Love Letter to 93x

Ann Arbor may have a lot to offer in terms of coffee shops and places to buy Keen hiking shoes, but leaves much to be desired in terms of a local music scene and decent radio stations. Like most cities, Detroit’s local radio has largely been commandeered by Clear Channel and its ilk, with shock jocks in the morning and fixed playlists which ensure that, while I’m driving around in the county vehicle for work, I hear Coldplay (whom Chuck Klosterman rightly called “the shittiest fucking band I’ve ever heard”) and Death Cab for Cutie at least five times a day. There is one lo-fi station that broadcasts from the Michigan campus, but with notable exceptions here and there, it’s manned by indefatigable hipsters who like to play poorly recorded Mongolian goat herding choruses and minimalist German techno songs that last eleven minutes to prove that they’ve advanced beyond the concept of instruments.

That is why I’ve come to the conclusion that there was never a better radio station than 93.3FM in St. Louis. It was a non-profit station staffed, as far as I could tell, by one or two people who had the most bitching taste in music I’ve ever heard, and there were no commercials other than occasional promos for a local show or new concert venue opening up. They played all sorts of stuff from Husker Du and The Jam to Liz Phair and Finley Quaye, a ton of local music no one had ever heard of like the Diner Junkies and Dumb Luck, and were responsible for introducing me to Elliott Smith, Chan Marshall, Sonic Youth, and the Pixies at the tender age of 14. Occasionally I would stray over to the bigger “alternative rock” station to hear Smashing Pumpkins and Nirvana, but I always came back to 93x (assuming I could get their signal that day). It was sort of an early cousin of Radio Free Brooklyn and listener-supported KEXP in Seattle…maybe not quite as cool and definitely unaware of its coolness (which in itself is pretty dern cool), but in the desert of worthwhile music during the late 1990s, it was something.

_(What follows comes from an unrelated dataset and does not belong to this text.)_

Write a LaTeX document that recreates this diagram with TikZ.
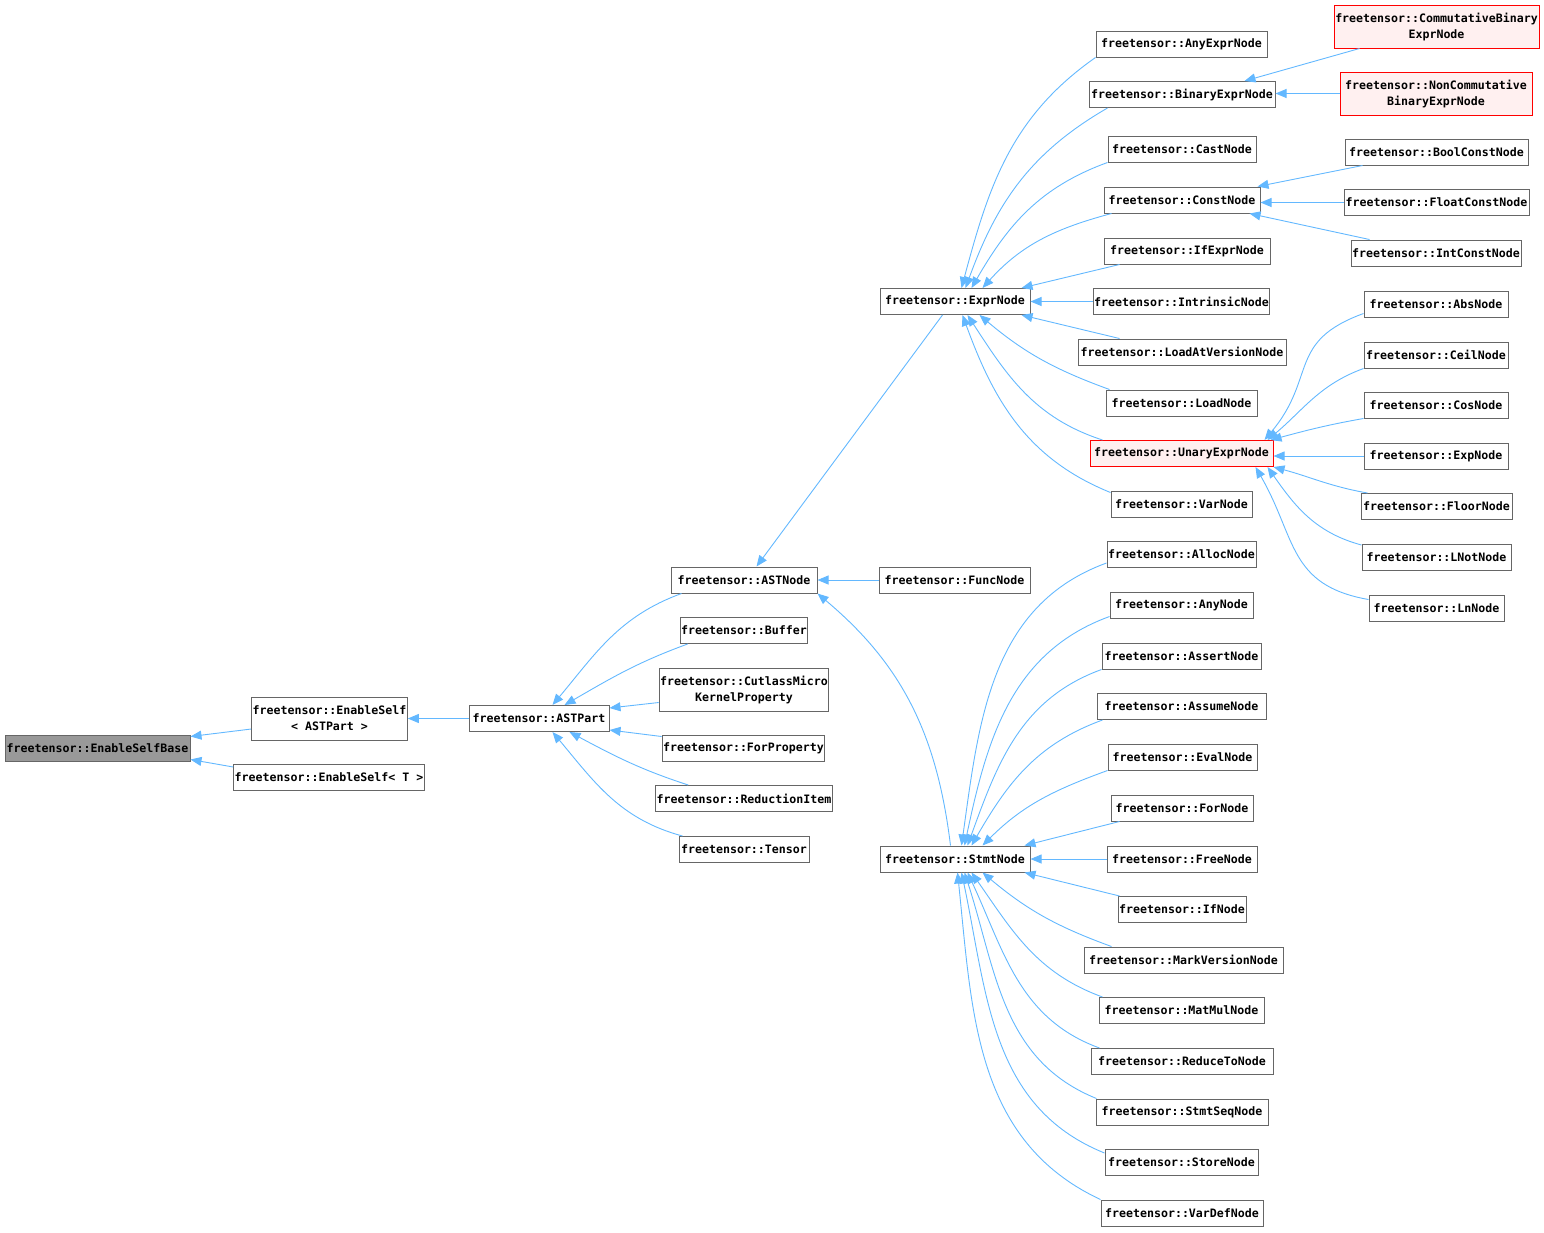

Perhaps because their signal was so lousy, no one I knew at the time listened to 93x like I did. My first car did not have a tape deck and my after-school jobs did not provide me with adequate income to spend on a dozen CDs every week, so I was stuck listening to the radio a whole lot. However, this little unknown station contributed a vast amount to my musical tastes and love for music in general. In high school, people are defined quite rigidly by their interests and the type of music they listen to–it’s a big part of how we define ourselves when we’re too immature to work on other aspects of our character. I was friends with people who refused to listen to anything that was not hardcore punk influenced by such bands as Black Flag and Minor Threat, and these friends made fun of me for listening to the radio at all or admitting that even though I liked punk, I could also get into Juliana Hatfield and Rage Against the Machine. My friends at school (who were few) listened to horrible late 90s grunge rock like Limp Bizkit and Godsmack or shitty top 40s R&B, and I couldn’t relate to that, either. When I got home from work or school every night, I would go straight to my room in the corner of our basement and listen to 93x for hours on end and sometimes pretend I could play the guitar.

Now that I find myself once again driving long distances throughout the day without the benefit of an iPod line out or CD player, forced to channel surf through the tripe these radio stations churn out hour after hour. And the commercials! So many of them…three songs and then five minutes of advertisements. I’ve gotten way too cozy with streaming radio from my laptop and taking my Nano everywhere I go. The only stations, it seems, that are still untouched by Clear Channel are the oldies and classic rock stations, where the deejays are free to play crap no one cares about anymore. Fortunately one of my high school boyfriends turned me on to Led Zeppelin, and one of my favorite pastimes is screeching along with Robert Plant whenever I’m transporting a certain client who finds this terribly amusing.

P.S. My love for 93x has been so deep and abiding that once, during my senior year of high school when my English teacher assigned us the task of composing a sestina, I wrote mine about this particular radio station. I wonder if I still have it copied down somewhere. I think the words I chose were loud, play, love, sing, and two others I can’t remember.